A useful discipline is to end every negotiation conversation, win or stall, by restating what both sides agreed to clearly and in writing, without ambiguity about what was traded for what. This does more for trust on a new relationship than any single concession, because it demonstrates the same care and precision the buyer will expect from the working relationship that follows.

FAQ

Why do deals sourced from cold outreach negotiate differently than referral deals?

Referral and inbound deals arrive with pre-existing trust that softens aggressive tactics; outbound-sourced deals reach negotiation with only a few weeks of interaction, which makes hard-line opening positions and unexplained pricing riskier and trades and transparency more effective.

Should I let the buyer name a price first?

Not automatically. The first number spoken anchors the conversation, and on a new relationship a well-justified opening anchor tied to specific scope often serves the deal better than waiting and reacting to whatever number the buyer proposes.

Is it ever okay to give an unprompted discount?

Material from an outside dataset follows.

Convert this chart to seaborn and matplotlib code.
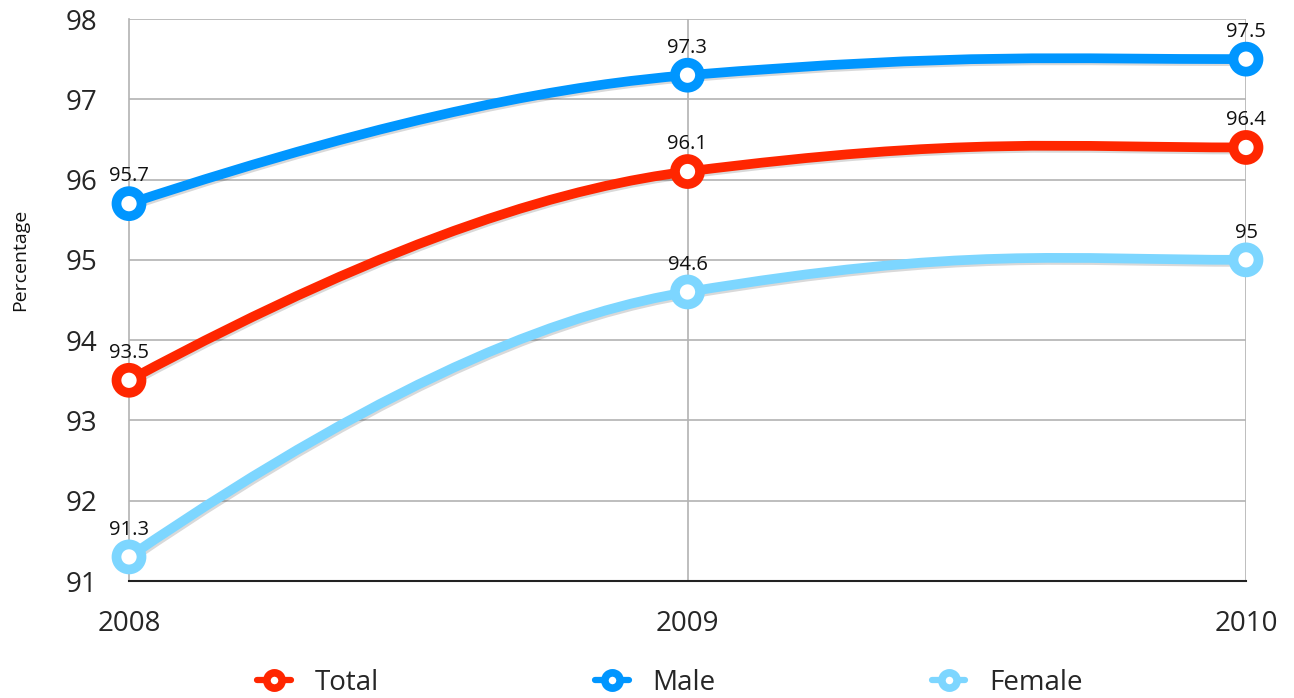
import matplotlib
matplotlib.use("Agg")
from matplotlib import pyplot as plt
from matplotlib import patheffects as pe
from matplotlib.path import Path
from matplotlib.patches import PathPatch
from matplotlib.lines import Line2D
import pandas as pd
import seaborn as sns

years = [2008, 2009, 2010]
total = [93.5, 96.1, 96.4]
male = [95.7, 97.3, 97.5]
female = [91.3, 94.6, 95.0]
series_names = ["Total", "Male", "Female"]
colors = {"Total": "#ff2600", "Male": "#0096ff", "Female": "#7dd6ff"}

df = pd.DataFrame({"Year": years * 3,
                   "Value": total + male + female,
                   "Series": [s for s in series_names for _ in years]})

sns.set_theme(style="white")
plt.rcParams["font.family"] = ["Open Sans", "DejaVu Sans"]


def smooth_path(xs, ys):
    # bezier through the points, tuned to look like the keynote smoothing
    n = len(xs)
    d = [(ys[i + 1] - ys[i]) / (xs[i + 1] - xs[i]) for i in range(n - 1)]
    m = [0.0] * n
    for i in range(1, n - 1):
        if d[i - 1] * d[i] > 0:
            m[i] = (d[i - 1] * d[i]) ** 0.5 * (1 if d[i] > 0 else -1)
    m[0] = (3 * d[0] - d[1]) / 2
    if m[0] * d[0] < 0:
        m[0] = 0.0
    m[-1] = (3 * d[-1] - d[-2]) / 2
    if m[-1] * d[-1] < 0:
        m[-1] = 0.0
    verts = [(xs[0], ys[0])]
    codes = [Path.MOVETO]
    for i in range(n - 1):
        w = xs[i + 1] - xs[i]
        h_out = 0.5 * w
        h_in = w / 3 if i + 1 == n - 1 else 0.2 * w
        verts += [(xs[i] + h_out, ys[i] + m[i] * h_out),
                  (xs[i + 1] - h_in, ys[i + 1] - m[i + 1] * h_in),
                  (xs[i + 1], ys[i + 1])]
        codes += [Path.CURVE4] * 3
    return Path(verts, codes)


fig = plt.figure(figsize=(12.94, 6.98), dpi=100)
ax = fig.add_axes([129 / 1294, 1 - 581 / 698, 1117 / 1294, 562 / 698])

ax.set_xlim(2008, 2010)
ax.set_ylim(91, 98)
ax.set_yticks(range(91, 99))
ax.set_xticks(years)
ax.set_xticklabels([str(y) for y in years])

for y in range(92, 99):
    ax.axhline(y, color="#b3b3b3", lw=1.2, zorder=1)
for x in years[1:]:
    ax.axvline(x, color="#b3b3b3", lw=1.2, zorder=1)
for s in ["top", "right"]:
    ax.spines[s].set_visible(False)
ax.spines["left"].set_color("#b3b3b3")
ax.spines["left"].set_linewidth(1.2)
ax.spines["bottom"].set_color("#222222")
ax.spines["bottom"].set_linewidth(1.5)

ax.tick_params(axis="y", length=0, pad=23, labelsize=20)
ax.tick_params(axis="x", length=0, pad=21, labelsize=20)

shadow = [pe.SimpleLineShadow(offset=(1, -1.5), shadow_color="black",
                              alpha=0.15), pe.Normal()]
for name in series_names:
    sub = df[df["Series"] == name]
    patch = PathPatch(smooth_path(list(sub["Year"]), list(sub["Value"])),
                      fill=False, edgecolor=colors[name], lw=7,
                      capstyle="round", joinstyle="round", zorder=3,
                      clip_on=False, path_effects=shadow)
    ax.add_patch(patch)

sns.scatterplot(data=df, x="Year", y="Value", hue="Series", palette=colors,
                s=324, facecolor="white", linewidth=7, legend=False,
                zorder=4, clip_on=False, ax=ax)
# scatterplot with hue paints edges in hue colour, faces white
for coll in ax.collections:
    coll.set_facecolor("white")
    coll.set_edgecolor([colors[s] for s in df["Series"]])

for _, row in df.iterrows():
    ax.annotate(f"{row['Value']:g}", (row["Year"], row["Value"]),
                xytext=(0, 16), textcoords="offset points",
                ha="center", va="baseline", fontsize=14.5, color="#111111",
                zorder=5)

ax.set_xlabel("")
ax.set_ylabel("")
fig.text(20 / 1294, 1 - 260 / 698, "Percentage", rotation=90,
         ha="center", va="center", fontsize=14, color="#111111")

handles = [Line2D([], [], color=colors[s], lw=4.5, marker="o", markersize=11,
                  markerfacecolor="white", markeredgecolor=colors[s],
                  markeredgewidth=5.5) for s in series_names]
fig.legend(handles, series_names, loc="center", ncol=3, frameon=False,
           bbox_to_anchor=(670 / 1294, 1 - 683 / 698), fontsize=20,
           handlelength=1.2, handletextpad=0.85, columnspacing=7.8)

fig.savefig("out.png", dpi=100)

Rarely, and especially not early in a new relationship — an unprompted discount reads as evidence the original price was inflated. Trading a discount for something in return, even something of modest value, preserves credibility better than giving it away.

What should I do after stating a price?

Stop talking. Filling the silence that follows a price statement is the most common self-inflicted mistake in pricing conversations — it gives away leverage before the buyer has even responded, often before a discount was even needed.

How do I tell if a price objection is really about something else?

Ask directly what would need to be true for the price to feel comfortable. On deals sourced from cold outreach, price pushback frequently masks an unstated trust or risk concern that a smaller pilot, reference call, or guarantee resolves more cheaply than a discount.